By Donald C. Fry
Last Tuesday, the House Ways and Means Committee sent a pared-down and amended Invest Maryland bill, HB 173/SB 180 to the House floor. As of Thursday afternoon, the House had preliminarily approved the amended version of the bill, keeping one of the top legislative priorities of the O’Malley administration alive entering the final weekend of this year’s regular session.
Final House passage is expected on Friday, after which the legislation, supported by a cadre of business advocates, will go to the Senate Budget and Taxation Committee, where it faces more potential amendments.
Governor O’Malley’s Invest Maryland proposal would sell discounted tax credits to insurance companies and use the proceeds to invest in emerging bioscience and technology companies located in Maryland. A major purpose of the bill is to generate a significant pool of funding from the private sector to invest in companies that are in the early stages of building businesses stemming from research performed at universities and research labs in our state.
The House Ways and Means Committee’s amendments would cut back the amount of tax credits the state could sell, which would reduce the amount of privately-funded investment capital ultimately raised to approximately $75 million – $25 million less than in the original legislation.
Other amendments would reduce to one-third the amount of funds the legislation would make available for investment in early-stage companies through the Department of Business and Economic Development. Two thirds would be invested in emerging companies through private venture capital firms, which tend to favor companies that are largely beyond the early stage of development. The original bill would have focused at least 50 percent of investment funding on early-stage companies.

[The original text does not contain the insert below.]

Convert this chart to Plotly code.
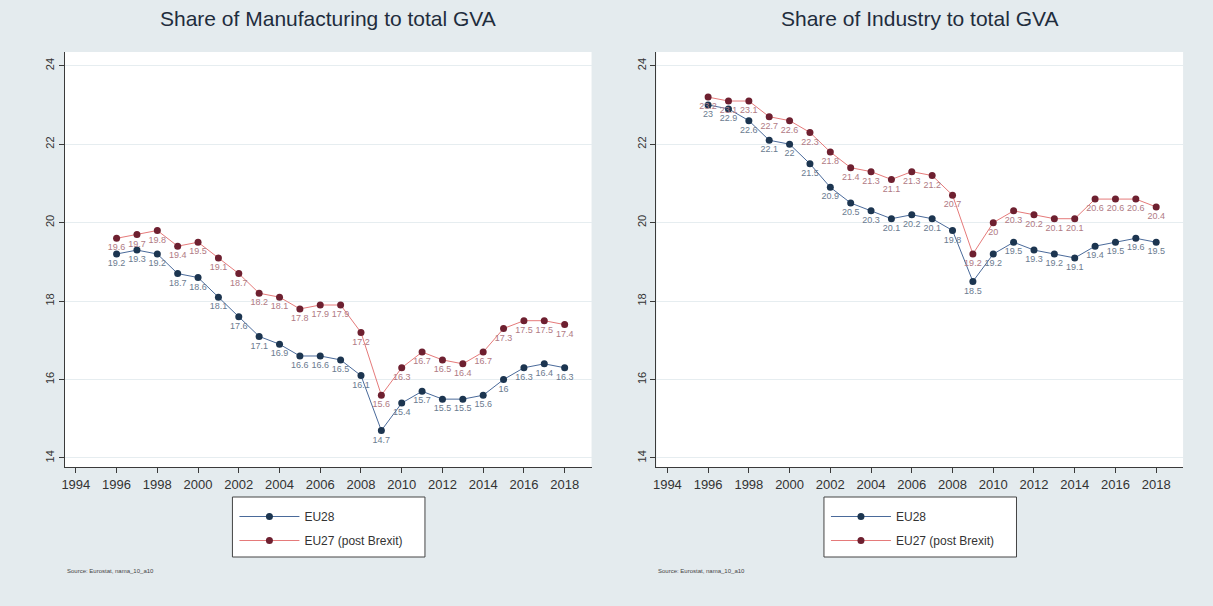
import plotly.graph_objects as go

years = list(range(1996, 2019))

manuf_eu28 = [19.2, 19.3, 19.2, 18.7, 18.6, 18.1, 17.6, 17.1, 16.9, 16.6, 16.6, 16.5,
              16.1, 14.7, 15.4, 15.7, 15.5, 15.5, 15.6, 16.0, 16.3, 16.4, 16.3]
manuf_eu27 = [19.6, 19.7, 19.8, 19.4, 19.5, 19.1, 18.7, 18.2, 18.1, 17.8, 17.9, 17.9,
              17.2, 15.6, 16.3, 16.7, 16.5, 16.4, 16.7, 17.3, 17.5, 17.5, 17.4]
ind_eu28 = [23.0, 22.9, 22.6, 22.1, 22.0, 21.5, 20.9, 20.5, 20.3, 20.1, 20.2, 20.1,
            19.8, 18.5, 19.2, 19.5, 19.3, 19.2, 19.1, 19.4, 19.5, 19.6, 19.5]
ind_eu27 = [23.2, 23.1, 23.1, 22.7, 22.6, 22.3, 21.8, 21.4, 21.3, 21.1, 21.3, 21.2,
            20.7, 19.2, 20.0, 20.3, 20.2, 20.1, 20.1, 20.6, 20.6, 20.6, 20.4]

titles = ["Share of Manufacturing to total GVA", "Share of Industry to total GVA"]
series_names = ["EU28", "EU27 (post Brexit)"]
x_ticks = list(range(1994, 2019, 2))
y_ticks = [14, 16, 18, 20, 22, 24]
source_text = "Source: Eurostat, nama_10_a10"

W, H = 1213, 606
FONT = "Liberation Sans, Arial, sans-serif"
BG = "#e4ebee"

def fmt(v):
    return ("%g" % v)

marker_cols = ["#1c3550", "#6e2030"]
line_cols = ["#4a6a9a", "#e57a7a"]
label_cols = ["#6b7b90", "#b07a84"]

fig = go.Figure()

panels = [
    dict(xa="x", ya="y", data=[manuf_eu28, manuf_eu27], legend="legend", x0=62, x1=590),
    dict(xa="x2", ya="y2", data=[ind_eu28, ind_eu27], legend="legend2", x0=655, x1=1183),
]

for k, p in enumerate(panels):
    for i, vals in enumerate(p["data"]):
        fig.add_trace(go.Scatter(
            x=years, y=vals, mode="lines+markers+text",
            name=series_names[i], legendgroup="g%d_%d" % (k, i),
            text=[fmt(v) for v in vals],
            textposition="bottom center",
            textfont=dict(family=FONT, size=9, color=label_cols[i]),
            line=dict(color=line_cols[i], width=1),
            marker=dict(color=marker_cols[i], size=7),
            xaxis=p["xa"], yaxis=p["ya"], legend=p["legend"],
        ))

top_px, bot_px = 52, 467
ydom = [1 - bot_px / H, 1 - top_px / H]

axis_common = dict(showline=True, linecolor="#3a3a3a", linewidth=1, ticks="outside",
                   ticklen=5, tickcolor="#3a3a3a", mirror=False, zeroline=False)

layout = dict(
    width=W, height=H,
    margin=dict(l=0, r=0, t=0, b=0),
    paper_bgcolor=BG, plot_bgcolor="white",
    showlegend=True,
)

shapes = []
for k, p in enumerate(panels):
    sfx = "" if k == 0 else "2"
    layout["xaxis" + sfx] = dict(
        domain=[p["x0"] / W, p["x1"] / W], range=[1993.46, 2019.32],
        tickvals=x_ticks, showgrid=False, anchor="y" + sfx,
        tickfont=dict(family=FONT, size=13, color="#333333"), **axis_common)
    layout["yaxis" + sfx] = dict(
        domain=ydom, range=[13.77, 24.35], tickvals=y_ticks, tickangle=-90,
        showgrid=True, gridcolor="#e6edf0", gridwidth=1, anchor="x" + sfx,
        tickfont=dict(family=FONT, size=11, color="#333333"), **axis_common)
    layout["legend" + sfx] = dict(
        x=(p["x0"] + 170) / W, y=1 - 502 / H, xanchor="left", yanchor="top",
        bgcolor="rgba(0,0,0,0)", borderwidth=0,
        font=dict(family=FONT, size=12, color="#333333"),
        itemwidth=60, tracegroupgap=5,
    )
    lx0 = p["x0"] + 168
    shapes.append(dict(type="rect", xref="paper", yref="paper",
                       x0=lx0 / W, x1=(lx0 + 193) / W,
                       y0=1 - 557 / H, y1=1 - 497 / H,
                       fillcolor="white", line=dict(color="#444444", width=1),
                       layer="above"))

layout["shapes"] = shapes
fig.update_layout(**layout)

for k, p in enumerate(panels):
    fig.add_annotation(text=titles[k], xref="paper", yref="paper",
                       x=(p["x0"] + p["x1"]) / 2 / W, y=1 - 18 / H,
                       showarrow=False, xanchor="center", yanchor="middle",
                       font=dict(family=FONT, size=21, color="#1f2d3d"))
    fig.add_annotation(text=source_text, xref="paper", yref="paper",
                       x=p["x0"] / W, y=1 - 571 / H, showarrow=False,
                       xanchor="left", yanchor="middle",
                       font=dict(family=FONT, size=6, color="#444444"))

fig.write_html("out.html", config={"displayModeBar": False},
               post_script="document.body.style.margin='0';document.body.style.background='%s';" % BG)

Compared to other states that are aggressively nurturing growth of their bioscience and technology industry sectors, Maryland lags behind in available early-stage financing, industry experts told lawmakers during February hearings on the Invest Maryland bills.
That’s a significant economic development shortcoming for a state so abundant in research and innovative ideas percolating from within the plethora of major research institutions located here.
A new generation of entrepreneurs is emerging here. But experts report that our state is significantly short of capital to get emerging companies through the “valley of death,” the in-between stage at which entrepreneurs have exhausted most initial start-up investments from friends and angel investors, but need funds to get their new companies to a more developed stage that will attract more investment.
It’s considered likely that lawmakers will pass some kind of Invest Maryland legislation – probably on Monday, the last day of the session. But what form the legislation will take after a weekend of compromise and bargaining by members of House and Senate fiscal committees is anybody’s guess.
Members of the Senate Budget and Taxation Committee may seek to tinker with the way the investment capital for the fund would be raised. During February hearings on the bill, several committee members questioned the concept of selling tax credits at a discount.
They questioned why the state shouldn’t just directly earmark funds to invest into emerging companies. If lawmakers decide to pursue such an option, it would mark a significant change in the state’s biotech and technology funding strategy, which currently relies largely on leveraging tax credits into generating private-sector investment in emerging technology companies.
For lawmakers seeking to arrive at a consensus on Invest Maryland over the weekend, the bottom-line issue is whether, and to what degree, the state will commit to investing in early-stage companies. It’s a high-risk proposition, but early-stage funding is critical to converting Maryland’s wealth of research into bioscience and technology industry growth.
In any case, we’ll know the answer on Tuesday.